Start of Source data

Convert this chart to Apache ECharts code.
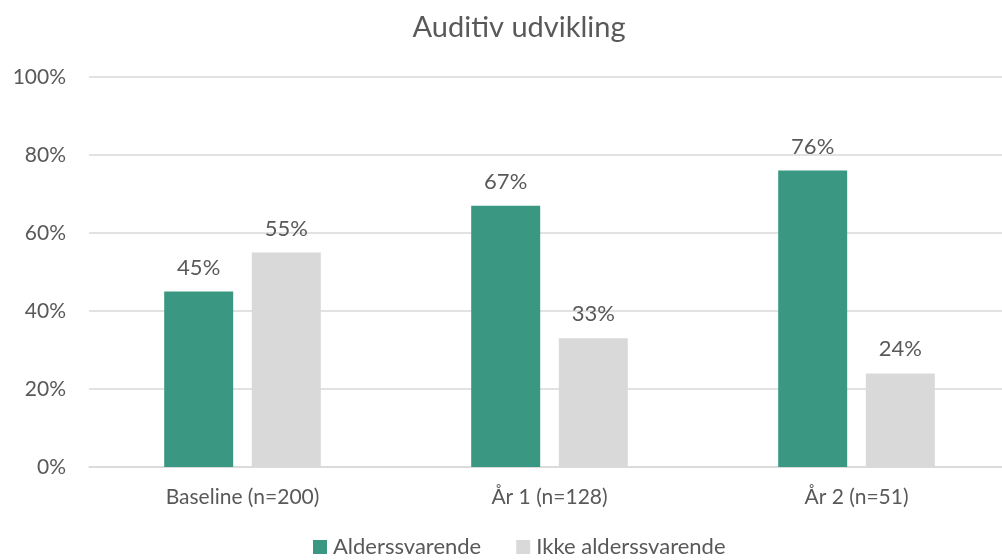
<!DOCTYPE html>
<html>
<head>
<meta charset="utf-8">
<script src="https://cdn.jsdelivr.net/npm/echarts@6/dist/echarts.min.js"></script>
<style>html,body{margin:0;padding:0;background:#fff;overflow:hidden}#c{width:1012px;height:560px}</style>
</head>
<body>
<div id="c"></div>
<script>
const title = 'Auditiv udvikling';
const categories = ['Baseline (n=200)', 'År 1 (n=128)', 'År 2 (n=51)'];
const seriesNames = ['Alderssvarende', 'Ikke alderssvarende'];
const alderssvarende = [45, 67, 76];
const ikkeAlderssvarende = [55, 33, 24];
const yTicks = [0, 20, 40, 60, 80, 100];

const FONT = 'Lato, "Open Sans", sans-serif';
const TXT = '#595959';
const chart = echarts.init(document.getElementById('c'), null, {renderer: 'canvas'});
chart.setOption({
  animation: false,
  textStyle: {fontFamily: FONT},
  title: {
    text: title, left: 514, top: 8, textAlign: 'center',
    textStyle: {fontFamily: FONT, fontSize: 29, fontWeight: 'normal', color: TXT}
  },
  legend: {
    data: seriesNames, bottom: -3, left: 308,
    itemWidth: 14, itemHeight: 14, itemGap: 35, icon: 'rect',
    textStyle: {fontFamily: FONT, fontSize: 22, color: TXT, padding: [0, 0, 0, 1]}
  },
  grid: {left: 89, right: 2, top: 77, bottom: 93, containLabel: false},
  xAxis: {
    type: 'category', data: categories,
    axisLine: {lineStyle: {color: '#D9D9D9', width: 1.5}},
    axisTick: {show: false},
    axisLabel: {fontFamily: FONT, fontSize: 21, color: TXT, margin: 20}
  },
  yAxis: {
    type: 'value', min: yTicks[0], max: yTicks[yTicks.length - 1], interval: 20,
    axisLine: {show: false}, axisTick: {show: false},
    axisLabel: {fontFamily: FONT, fontSize: 21, color: TXT, margin: 23, formatter: '{value}%'},
    splitLine: {lineStyle: {color: '#D9D9D9', width: 1.5}}
  },
  series: [
    {
      name: seriesNames[0], type: 'bar', data: alderssvarende,
      barWidth: 69, barGap: '27%',
      itemStyle: {color: '#3A9882'},
      label: {show: true, position: 'top', distance: 13, formatter: '{c}%', fontFamily: FONT, fontSize: 22, color: TXT}
    },
    {
      name: seriesNames[1], type: 'bar', data: ikkeAlderssvarende,
      barWidth: 69, barGap: '27%',
      itemStyle: {color: '#D9D9D9'},
      label: {show: true, position: 'top', distance: 13, formatter: '{c}%', fontFamily: FONT, fontSize: 22, color: TXT}
    }
  ]
});
</script>
</body>
</html>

End of Source data

## Written problem:
Please take the lines from the beginning of the data above through the line holding "const yTicks = [0, 20, 40, 60, 80, 100];" and transcribe them exactly, without any pictures.

## Solution for this problem:
Convert this chart to Apache ECharts code.
<!DOCTYPE html>
<html>
<head>
<meta charset="utf-8">
<script src="https://cdn.jsdelivr.net/npm/echarts@6/dist/echarts.min.js"></script>
<style>html,body{margin:0;padding:0;background:#fff;overflow:hidden}#c{width:1012px;height:560px}</style>
</head>
<body>
<div id="c"></div>
<script>
const title = 'Auditiv udvikling';
const categories = ['Baseline (n=200)', 'År 1 (n=128)', 'År 2 (n=51)'];
const seriesNames = ['Alderssvarende', 'Ikke alderssvarende'];
const alderssvarende = [45, 67, 76];
const ikkeAlderssvarende = [55, 33, 24];
const yTicks = [0, 20, 40, 60, 80, 100];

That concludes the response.